A Thai company called OBON Corp. allegedly served as the middleman in a multi-billion-dollar smuggling operation that routed restricted Nvidia AI servers through Southeast Asia and into the hands of Chinese customers, including Alibaba.
The US Justice Department’s indictment, filed in March 2026, charges Super Micro Computer executives with facilitating the scheme. The total value of servers purchased through the operation: $2.5 billion during 2024 and 2025.
How the alleged scheme worked
The playbook, according to prosecutors, was straightforward in concept if audacious in scale. OBON Corp., a Bangkok-based company tied to Thailand’s broader AI ambitions, purchased Super Micro servers equipped with advanced Nvidia chips. Those servers then made their way to customers in China, effectively bypassing US export controls that have restricted high-end Nvidia chips from reaching Chinese buyers since 2022.
The specific chips in question include models like the H200 and B300, the kind of silicon that powers the most demanding AI workloads.

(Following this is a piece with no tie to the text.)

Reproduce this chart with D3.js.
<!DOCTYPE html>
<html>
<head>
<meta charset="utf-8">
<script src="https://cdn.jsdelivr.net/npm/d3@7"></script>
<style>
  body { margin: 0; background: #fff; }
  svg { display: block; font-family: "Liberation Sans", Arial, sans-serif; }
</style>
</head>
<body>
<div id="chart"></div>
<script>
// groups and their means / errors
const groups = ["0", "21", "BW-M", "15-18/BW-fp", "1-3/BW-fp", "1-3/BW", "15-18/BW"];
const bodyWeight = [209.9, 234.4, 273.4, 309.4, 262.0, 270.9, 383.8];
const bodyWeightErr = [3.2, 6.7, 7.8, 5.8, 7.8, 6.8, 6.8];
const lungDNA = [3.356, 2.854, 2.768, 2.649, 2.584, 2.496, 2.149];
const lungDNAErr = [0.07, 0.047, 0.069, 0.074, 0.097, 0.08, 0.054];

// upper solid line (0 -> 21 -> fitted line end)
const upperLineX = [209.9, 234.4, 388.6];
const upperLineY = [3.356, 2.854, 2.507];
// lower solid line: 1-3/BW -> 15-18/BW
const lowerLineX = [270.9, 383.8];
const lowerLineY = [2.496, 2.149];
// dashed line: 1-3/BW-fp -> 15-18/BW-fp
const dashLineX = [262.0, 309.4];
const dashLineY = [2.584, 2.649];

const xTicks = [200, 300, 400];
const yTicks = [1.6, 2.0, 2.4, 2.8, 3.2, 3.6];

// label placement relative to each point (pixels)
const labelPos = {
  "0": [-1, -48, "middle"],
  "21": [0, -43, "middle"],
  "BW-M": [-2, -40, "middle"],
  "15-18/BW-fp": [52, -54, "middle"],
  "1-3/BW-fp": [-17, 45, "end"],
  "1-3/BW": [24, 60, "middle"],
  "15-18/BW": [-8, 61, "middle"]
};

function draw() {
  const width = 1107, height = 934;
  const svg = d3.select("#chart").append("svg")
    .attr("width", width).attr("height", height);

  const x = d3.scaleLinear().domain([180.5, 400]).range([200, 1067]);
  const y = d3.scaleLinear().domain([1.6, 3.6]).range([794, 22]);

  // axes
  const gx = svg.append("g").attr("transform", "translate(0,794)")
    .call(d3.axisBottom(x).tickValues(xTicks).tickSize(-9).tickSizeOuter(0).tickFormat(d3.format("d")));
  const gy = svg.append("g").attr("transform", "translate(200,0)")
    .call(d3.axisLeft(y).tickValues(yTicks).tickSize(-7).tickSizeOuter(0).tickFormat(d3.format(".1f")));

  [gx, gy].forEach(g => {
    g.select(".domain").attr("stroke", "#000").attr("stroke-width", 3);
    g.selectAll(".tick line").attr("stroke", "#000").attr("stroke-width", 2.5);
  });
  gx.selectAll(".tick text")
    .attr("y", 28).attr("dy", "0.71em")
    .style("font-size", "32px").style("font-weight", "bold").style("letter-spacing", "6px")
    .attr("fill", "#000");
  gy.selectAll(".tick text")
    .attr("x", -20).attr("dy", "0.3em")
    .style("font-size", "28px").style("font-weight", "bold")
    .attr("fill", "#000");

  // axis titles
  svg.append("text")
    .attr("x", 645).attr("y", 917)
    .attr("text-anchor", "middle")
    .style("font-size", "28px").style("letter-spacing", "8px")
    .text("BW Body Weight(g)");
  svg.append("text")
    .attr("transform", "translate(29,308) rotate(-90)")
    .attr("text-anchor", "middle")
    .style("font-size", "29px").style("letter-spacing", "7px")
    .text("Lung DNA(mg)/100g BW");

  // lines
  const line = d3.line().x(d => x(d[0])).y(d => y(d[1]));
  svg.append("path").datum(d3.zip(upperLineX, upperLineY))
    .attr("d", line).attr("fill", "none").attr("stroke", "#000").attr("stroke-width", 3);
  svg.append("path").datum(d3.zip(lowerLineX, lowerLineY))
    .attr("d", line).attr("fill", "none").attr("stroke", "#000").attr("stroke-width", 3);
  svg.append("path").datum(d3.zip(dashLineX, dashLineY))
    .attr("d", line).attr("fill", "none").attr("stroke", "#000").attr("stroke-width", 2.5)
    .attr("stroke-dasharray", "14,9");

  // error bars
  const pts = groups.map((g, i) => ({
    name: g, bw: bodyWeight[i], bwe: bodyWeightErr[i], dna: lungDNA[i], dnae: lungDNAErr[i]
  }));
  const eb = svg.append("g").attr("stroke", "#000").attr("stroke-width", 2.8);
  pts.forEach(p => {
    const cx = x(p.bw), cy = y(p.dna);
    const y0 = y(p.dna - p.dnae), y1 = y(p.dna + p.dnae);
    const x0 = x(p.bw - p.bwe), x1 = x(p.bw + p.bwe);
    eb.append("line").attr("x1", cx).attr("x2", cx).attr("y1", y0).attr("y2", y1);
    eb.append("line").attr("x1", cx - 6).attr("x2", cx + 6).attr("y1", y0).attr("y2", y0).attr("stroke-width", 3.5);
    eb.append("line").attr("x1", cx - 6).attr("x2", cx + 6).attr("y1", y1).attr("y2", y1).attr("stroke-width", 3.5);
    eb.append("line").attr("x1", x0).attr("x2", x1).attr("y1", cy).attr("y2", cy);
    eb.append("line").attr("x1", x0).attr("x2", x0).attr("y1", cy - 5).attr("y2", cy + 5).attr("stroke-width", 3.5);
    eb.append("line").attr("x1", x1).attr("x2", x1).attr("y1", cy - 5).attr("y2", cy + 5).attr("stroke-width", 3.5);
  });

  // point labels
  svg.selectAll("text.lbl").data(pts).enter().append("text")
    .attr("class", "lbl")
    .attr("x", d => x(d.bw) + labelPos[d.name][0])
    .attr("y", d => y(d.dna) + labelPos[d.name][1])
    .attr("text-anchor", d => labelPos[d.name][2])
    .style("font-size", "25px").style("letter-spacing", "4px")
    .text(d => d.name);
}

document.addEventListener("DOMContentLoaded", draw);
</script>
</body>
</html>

The pace of the operation accelerated dramatically in spring 2025. More than $500 million worth of servers were shipped within a narrow window from April to mid-May 2025 alone.
In court filings, OBON is referred to as “Company-1.” Bloomberg sources identified Company-1 as OBON Corp. The company itself has not been directly charged in the indictment. The charges land squarely on Super Micro executives who prosecutors say facilitated the shipments through Southeast Asia.

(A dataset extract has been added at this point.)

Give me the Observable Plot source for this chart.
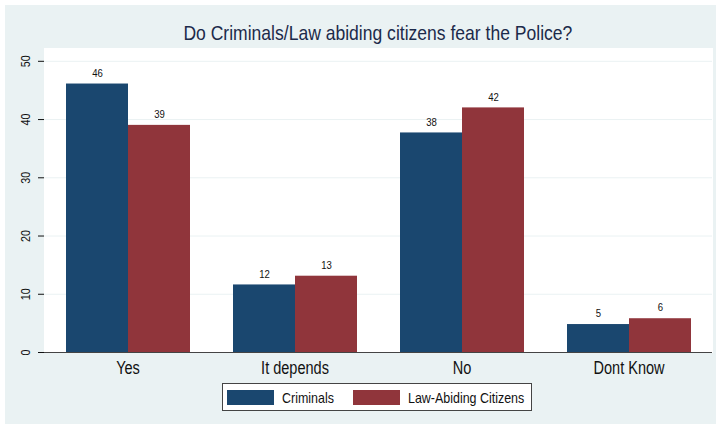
<!DOCTYPE html>
<html>
<head>
<meta charset="utf-8">
<script src="https://cdn.jsdelivr.net/npm/d3@7"></script>
<script src="https://cdn.jsdelivr.net/npm/@observablehq/plot@0.6"></script>
<style>
  html, body { margin: 0; padding: 0; background: #ffffff; }
  body { width: 719px; height: 428px; position: relative; overflow: hidden;
         font-family: "Liberation Sans", Arial, sans-serif; }
  #panel { position: absolute; left: 5px; top: 5px; width: 711px; height: 419px; background: #eaf2f3; }
  #title { position: absolute; left: 43px; top: 22px; width: 669px; text-align: center;
           font-size: 21px; line-height: 21px; color: #1c2a4a; white-space: nowrap; }
  #title span { display: inline-block; transform: scaleX(0.835); transform-origin: center; }
  #chart { position: absolute; left: 0; top: 48px; }
  #legend { position: absolute; left: 222px; top: 383px; width: 308px; height: 26px;
            border: 1px solid #444; background: #ffffff; display: flex; align-items: center;
            font-size: 15px; color: #111; white-space: nowrap; }
  .sw { flex: none; width: 47px; height: 15px; }
  .lab { display: inline-block; transform: scaleX(0.83); transform-origin: left center; }
  svg [aria-label="y-axis tick label"] text { font-size: 13px; }
  svg [aria-label="fx-axis tick label"] text { font-size: 17.5px; }
</style>
</head>
<body>
<div id="panel"></div>
<div id="title"><span></span></div>
<div id="chart"></div>
<div id="legend"></div>
<script>
const title = "Do Criminals/Law abiding citizens fear the Police?";
const categories = ["Yes", "It depends", "No", "Dont Know"];
const series = ["Criminals", "Law-Abiding Citizens"];
const criminals = [46.1, 11.6, 37.7, 4.8];
const lawAbiding = [39.0, 13.1, 42.0, 5.8];
const yTicks = [0, 10, 20, 30, 40, 50];
const colors = ["#1a476f", "#90353b"];
const squeeze = 0.83;

const data = categories.flatMap((c, i) => [
  {category: c, series: series[0], value: criminals[i]},
  {category: c, series: series[1], value: lawAbiding[i]}
]);

document.querySelector("#title span").textContent = title;

const chart = Plot.plot({
  width: 719,
  height: 330,
  marginTop: 0,
  marginBottom: 26,
  marginLeft: 43,
  marginRight: 7,
  style: {background: "transparent", color: "#111", fontFamily: "'Liberation Sans', Arial, sans-serif", overflow: "visible"},
  facet: {data, x: "category"},
  fx: {domain: categories, padding: 0, axis: "bottom", label: null, tickSize: 0, tickPadding: 9},
  x: {domain: series, axis: null, paddingInner: 0, paddingOuter: 0.338},
  y: {domain: [0, 52.2], ticks: yTicks, tickSize: 6, tickRotate: -90, line: true, label: null, tickPadding: 9},
  color: {domain: series, range: colors},
  marks: [
    Plot.frame({fill: "white", stroke: "white"}),
    Plot.gridY(yTicks, {stroke: "#eaf2f3", strokeOpacity: 1}),
    Plot.barY(data, {x: "series", y: "value", fill: "series"}),
    Plot.text(data, {x: "series", y: "value", text: d => Math.round(d.value), dy: -11, fontSize: 11.5, fill: "#111"}),
    Plot.ruleY([0], {stroke: "#444"})
  ]
});
document.getElementById("chart").appendChild(chart);

// condense glyphs horizontally (reference uses a narrow face)
chart.querySelectorAll("text").forEach(t => {
  const w = t.getComputedTextLength();
  if (w > 0) {
    t.setAttribute("textLength", (w * squeeze).toFixed(2));
    t.setAttribute("lengthAdjust", "spacingAndGlyphs");
  }
});

const legend = document.getElementById("legend");
series.forEach((s, i) => {
  const sw = document.createElement("div");
  sw.className = "sw";
  sw.style.background = colors[i];
  sw.style.marginLeft = i === 0 ? "4px" : "19px";
  const label = document.createElement("span");
  label.className = "lab";
  label.textContent = s;
  label.style.marginLeft = "8px";
  legend.appendChild(sw);
  legend.appendChild(label);
  const w = label.getBoundingClientRect().width / squeeze;
  label.style.marginRight = (-(1 - squeeze) * w).toFixed(2) + "px";
});
</script>
</body>
</html>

Alibaba says it has nothing to do with this
Alibaba, named as one of the end recipients in the alleged scheme, is pushing back hard. The Chinese tech giant stated it has “no business relationships to Super Micro, OBON or other third-party brokers named in the indictment.”
The company went further, claiming it has “never used banned NVIDIA chips in its data centers.”

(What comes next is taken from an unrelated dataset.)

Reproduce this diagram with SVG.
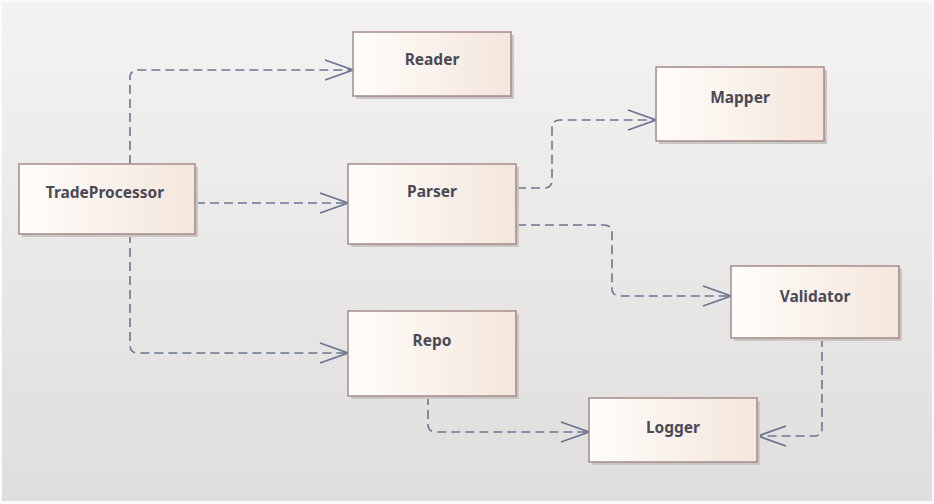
<svg xmlns="http://www.w3.org/2000/svg" width="934" height="504" viewBox="0 0 934 504">
<defs>
<linearGradient id="bg" x1="0" y1="0" x2="0" y2="1">
<stop offset="0" stop-color="#f4f3f2"/>
<stop offset="1" stop-color="#dfdedc"/>
</linearGradient>
<linearGradient id="box" x1="0" y1="0" x2="1" y2="0">
<stop offset="0" stop-color="#fffdfb"/>
<stop offset="1" stop-color="#f4e6dc"/>
</linearGradient>
<marker id="arr" markerUnits="userSpaceOnUse" markerWidth="32" markerHeight="24" viewBox="0 0 32 24" refX="30" refY="12" orient="auto">
<path d="M2,2 L30,12 L2,22" fill="none" stroke="#6b7591" stroke-width="1.8"/>
</marker>
<style>
.sh{fill:#c9c7c5}
.bx{fill:url(#box);stroke:#a58b8b;stroke-width:1.5}
.lb{font-family:"Noto Sans","Open Sans",sans-serif;font-weight:bold;font-size:15.5px;fill:#4a4a56;text-anchor:middle}
.cn{fill:none;stroke:#6b7591;stroke-width:1.6;stroke-dasharray:9,5;marker-end:url(#arr)}
</style>
</defs>
<rect x="0" y="0" width="934" height="504" fill="#fbfbfb"/>
<rect x="2" y="2" width="930" height="499" fill="url(#bg)"/>
<g id="connectors">
<path class="cn" d="M130,164 V78 Q130,70 138,70 H353"/>
<path class="cn" d="M196,203 H348"/>
<path class="cn" d="M130,234 V345 Q130,353 138,353 H348"/>
<path class="cn" d="M517,188 H544 Q552,188 552,180 V128 Q552,120 560,120 H656"/>
<path class="cn" d="M517,225 H604 Q612,225 612,233 V288 Q612,296 620,296 H731"/>
<path class="cn" d="M428,396 V424 Q428,432 436,432 H589"/>
<path class="cn" d="M822,338 V428 Q822,436 814,436 H758"/>
</g>
<g id="TradeProcessor">
<rect class="sh" x="22" y="167" width="176" height="70"/>
<rect class="bx" x="19" y="164" width="176" height="70"/>
<text class="lb" x="105" y="198">TradeProcessor</text>
</g>
<g id="Reader">
<rect class="sh" x="356" y="35" width="158" height="64"/>
<rect class="bx" x="353" y="32" width="158" height="64"/>
<text class="lb" x="432" y="65">Reader</text>
</g>
<g id="Mapper">
<rect class="sh" x="659" y="70" width="168" height="74"/>
<rect class="bx" x="656" y="67" width="168" height="74"/>
<text class="lb" x="740" y="103">Mapper</text>
</g>
<g id="Parser">
<rect class="sh" x="351" y="167" width="168" height="80"/>
<rect class="bx" x="348" y="164" width="168" height="80"/>
<text class="lb" x="432" y="197">Parser</text>
</g>
<g id="Validator">
<rect class="sh" x="734" y="269" width="168" height="72"/>
<rect class="bx" x="731" y="266" width="168" height="72"/>
<text class="lb" x="815" y="302">Validator</text>
</g>
<g id="Repo">
<rect class="sh" x="351" y="314" width="168" height="85"/>
<rect class="bx" x="348" y="311" width="168" height="85"/>
<text class="lb" x="432" y="346">Repo</text>
</g>
<g id="Logger">
<rect class="sh" x="592" y="401" width="168" height="64"/>
<rect class="bx" x="589" y="398" width="168" height="64"/>
<text class="lb" x="673" y="433">Logger</text>
</g>
</svg>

The bigger picture on chip export controls
The US has been tightening restrictions on advanced semiconductor exports to China since 2022, with Nvidia’s most powerful AI chips sitting at the center of the policy.
Nvidia itself has warned that diverted systems, meaning servers rerouted through intermediaries to sanctioned buyers, receive no technical support from the company.
The indictment also landed like a brick on Super Micro’s stock price. The March filing triggered a sharp selloff in Super Micro shares. The gray market for restricted chips reportedly weakened further in the aftermath.